18 March 2007

A couple of years ago I was talking to a couple of friends of mine who were doing some work at eBay. It's always interesting to hear about the techniques people use on high volume sites, but perhaps one of the most interesting tidbits was that eBay mostly hardly ever uses database transactions.

For most people, coming into a transactionless environment is quite a shock. Using transactions is a very accepted part of working with databases. A lot of people, including myself, see transactions as one of the key benefits that databases give you.

The rationale for not using transactions was that they harm performance at the sort of scale that eBay deals with. This effect is exacerbated by the fact that eBay heavily partitions its data into many, many physical databases. As a result using transactions would mean using distributed transactions, which is a common thing to be wary of.

This heavy partitioning, and the database's central role in performance issues, means that eBay doesn't use many other database facilities. Referential integrity and sorting are done in application code. There's hardly any triggers or stored procedures.

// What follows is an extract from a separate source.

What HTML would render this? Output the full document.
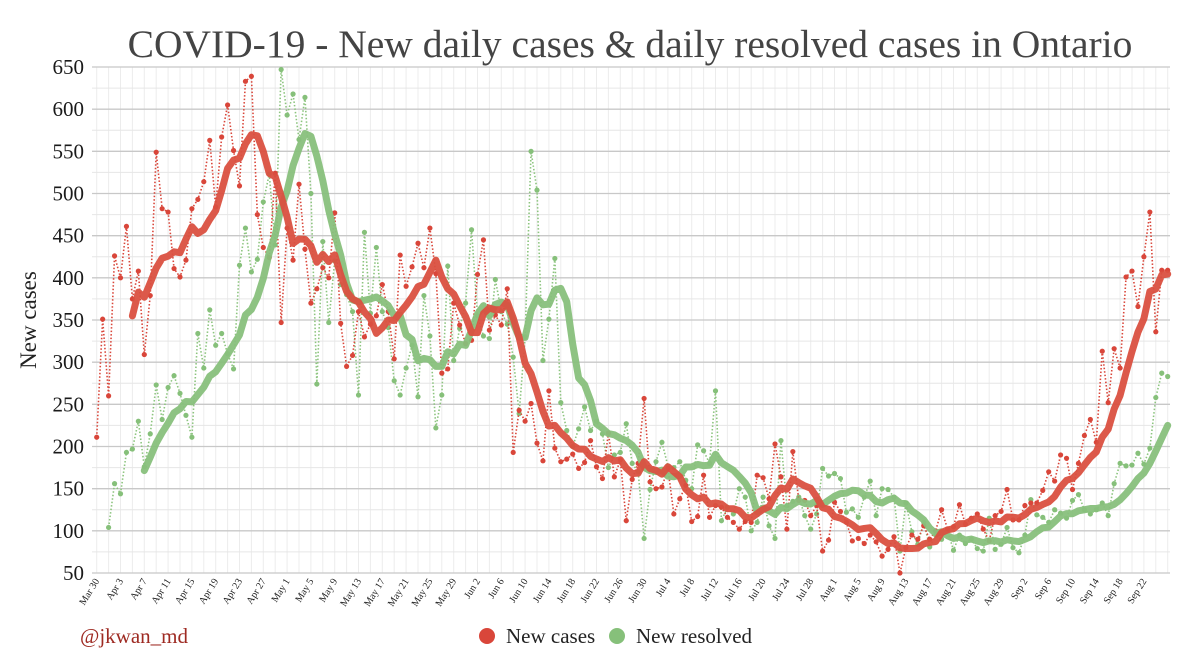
<!DOCTYPE html>
<html><head><meta charset="utf-8">
<style>
html,body{margin:0;padding:0;background:#fff;}
svg{display:block;font-family:"Liberation Serif",serif;}
</style></head>
<body>
<svg id="chart" width="1200" height="667" viewBox="0 0 1200 667">
<text x="630" y="57" text-anchor="middle" font-size="39.5" fill="#444">COVID-19 - New daily cases &amp; daily resolved cases in Ontario</text>
<text transform="translate(36,320) rotate(-90)" text-anchor="middle" font-size="23" fill="#222">New cases</text>
<g id="grid"></g>
<g id="yticks"></g>
<g id="xticks"></g>
<g id="series"></g>
<text x="80" y="643" font-size="21" fill="#9e2a22">@jkwan_md</text>
<g>
<g><circle cx="487" cy="636" r="8" fill="#d9463a"/><text x="506" y="643" font-size="21" fill="#222">New cases</text></g>
<g><circle cx="617" cy="636" r="8" fill="#86c07a"/><text x="636" y="643" font-size="21" fill="#222">New resolved</text></g>
</g>
</svg>
<script>
const startDate = new Date(2020, 2, 30);
const yTicks = [50,100,150,200,250,300,350,400,450,500,550,600,650];
const newCases = [211,351,260,426,400,461,375,408,309,379,549,482,478,411,401,421,482,493,514,563,484,567,605,551,509,633,639,475,436,424,524,347,459,421,511,434,370,387,412,400,477,346,295,308,360,330,345,355,392,360,304,427,390,413,441,412,459,405,287,292,370,344,322,326,404,445,338,356,344,387,193,243,230,251,204,183,266,198,182,185,191,174,181,207,176,162,216,164,184,112,161,180,257,158,150,152,174,120,138,154,111,117,166,116,130,128,116,110,102,111,110,166,163,138,203,164,102,194,136,136,118,130,76,89,134,123,110,88,91,85,95,87,70,78,93,50,80,95,90,106,90,100,125,102,105,131,108,115,120,102,88,118,123,149,113,113,130,133,133,148,170,159,190,186,149,180,213,232,205,313,252,316,293,401,408,366,425,478,336,409,409];
const newResolved = [null,null,104,156,144,193,197,230,176,215,273,232,270,284,263,237,211,334,293,362,320,334,310,292,415,459,407,422,490,523,439,647,593,618,564,614,500,274,443,347,420,392,380,360,261,454,358,436,360,341,278,261,293,320,259,379,331,222,261,414,302,340,370,457,355,331,328,398,360,345,306,239,330,550,504,302,351,423,252,219,200,221,247,219,230,215,175,190,193,227,180,170,91,149,182,205,177,175,182,160,150,202,195,180,266,112,128,120,150,140,100,110,140,106,91,207,130,135,140,118,102,120,174,165,168,162,122,126,116,140,159,118,150,149,140,76,133,99,84,110,81,95,90,100,77,95,85,90,79,76,115,78,84,104,80,74,95,137,119,116,110,125,121,115,136,143,125,120,125,133,118,156,180,177,178,192,179,198,258,287,283];

const X0 = 96.7, DX = 5.95, Y0 = 573, Y1 = 67;
const xs = d => X0 + d * DX;
const ys = v => Y0 - (v - 50) * (Y0 - Y1) / 600;
const NS = 'http://www.w3.org/2000/svg';
function mk(tag, parent, attrs) {
  const e = document.createElementNS(NS, tag);
  for (const k in attrs) e.setAttribute(k, attrs[k]);
  parent.appendChild(e);
  return e;
}
const grid = document.getElementById('grid');
const nDays = newCases.length;
const xLeft = 92, xRight = 1170;
for (let d = 0; d <= nDays; d += 2) {
  const l = mk('line', grid, {x1: xs(d), x2: xs(d), y1: Y1, y2: Y0, stroke: '#ececec', 'stroke-width': 1});
  
  
}
for (let v = 75; v < 650; v += 50) {
  const l = mk('line', grid, {x1: xLeft, x2: xRight, y1: ys(v), y2: ys(v), stroke: '#e6e6e6', 'stroke-width': 1});
  
  
}
const yt = document.getElementById('yticks');
yTicks.forEach(v => {
  const l = mk('line', grid, {x1: xLeft, x2: xRight, y1: ys(v), y2: ys(v), stroke: '#c8c8c8', 'stroke-width': 1.3});
  
  
  const t = mk('text', yt, {x: 84, y: ys(v) + 7, 'text-anchor': 'end', 'font-size': 21, fill: '#1a1a1a'});
  t.textContent = v;
  
  
});
const mon = ['Jan','Feb','Mar','Apr','May','Jun','Jul','Aug','Sep','Oct','Nov','Dec'];
const xt = document.getElementById('xticks');
for (let d = 0; d < nDays - 4; d += 4) {
  const dt = new Date(startDate.getTime() + d * 86400000);
  const t = mk('text', xt, {transform: `translate(${xs(d)+3},${Y0+8}) rotate(-58)`, 'text-anchor': 'end', 'font-size': 10, fill: '#222'});
  t.textContent = mon[dt.getMonth()] + ' ' + dt.getDate();
  
  
}
function movingAvg(arr) {
  const out = [];
  for (let i = 0; i < arr.length; i++) {
    const w = arr.slice(Math.max(0, i - 6), i + 1);
    if (i < 6 || w.some(v => v === null)) { out.push(null); continue; }
    out.push(w.reduce((a, b) => a + b, 0) / 7);
  }
  return out;
}
const ser = document.getElementById('series');
function drawSeries(arr, dotColor, lineColor, name) {
  const pts = [];
  arr.forEach((v, i) => { if (v !== null) pts.push([xs(i), ys(v)]); });
  const p = mk('polyline', ser, {points: pts.map(q => q.join(',')).join(' '), fill: 'none', stroke: lineColor, 'stroke-width': 1.6, 'stroke-dasharray': '1.5 2'});
  
  
  arr.forEach((v, i) => {
    if (v === null) return;
    const c = mk('circle', ser, {cx: xs(i), cy: ys(v), r: 2.6, fill: dotColor});
    
    
  });
  return movingAvg(arr);
}
function drawMA(ma, color, name) {
  const pts = [];
  ma.forEach((v, i) => { if (v !== null) pts.push(xs(i) + ',' + ys(v)); });
  const p = mk('polyline', ser, {points: pts.join(' '), fill: 'none', stroke: color, 'stroke-width': 7, 'stroke-linejoin': 'round', 'stroke-linecap': 'round', opacity: 0.95});
  
  
}
const maR = drawSeries(newResolved, '#86c07a', '#8cc47e', 'new-resolved');
const maC = drawSeries(newCases, '#d9463a', '#d9463a', 'new-cases');
drawMA(maR, '#88c07c', 'new-resolved');
drawMA(maC, '#da5040', 'new-cases');
</script>
</body></html>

My immediate follow-up to the news of transactionless was to ask what the consequences were for the application programmer, in particular the overall feeling about transactionlessness. The reply was that it was odd at first, but ended up not being a big deal - much less of a problem than you might think. You have to pay attention to the order of your commits, getting the more important ones in first. At each commit you have to check that it succeeded and decide what to do if it fails.

This style of programming intrigued me, but since I was told about it quietly, I wouldn't talk about it more widely. I can now because Dan Pritchett gave a fascinating talk at QCon this week about eBay's architecture, including this aspect. (He also talked about this in an interview and there's a useful pdf info-deck .)

I'd like to see more about the details of programming without transactions in this kind of manner. Apart from the fact that it's always worth thinking about alternatives, it's also the case that transactionlessness is more common than many people think. It's common to have multi-step business processes with multiple resources that either would need long-running distributed transactions, or resources that have no support for transactions.

We shouldn't read too much into this. Nobody is arguing that we should tear transactions out of our toolkit. I don't know enough details about eBay to judge whether avoiding transactions is the right approach even for them. But eBay's example suggests that living without transactions is far less impossible than many people think.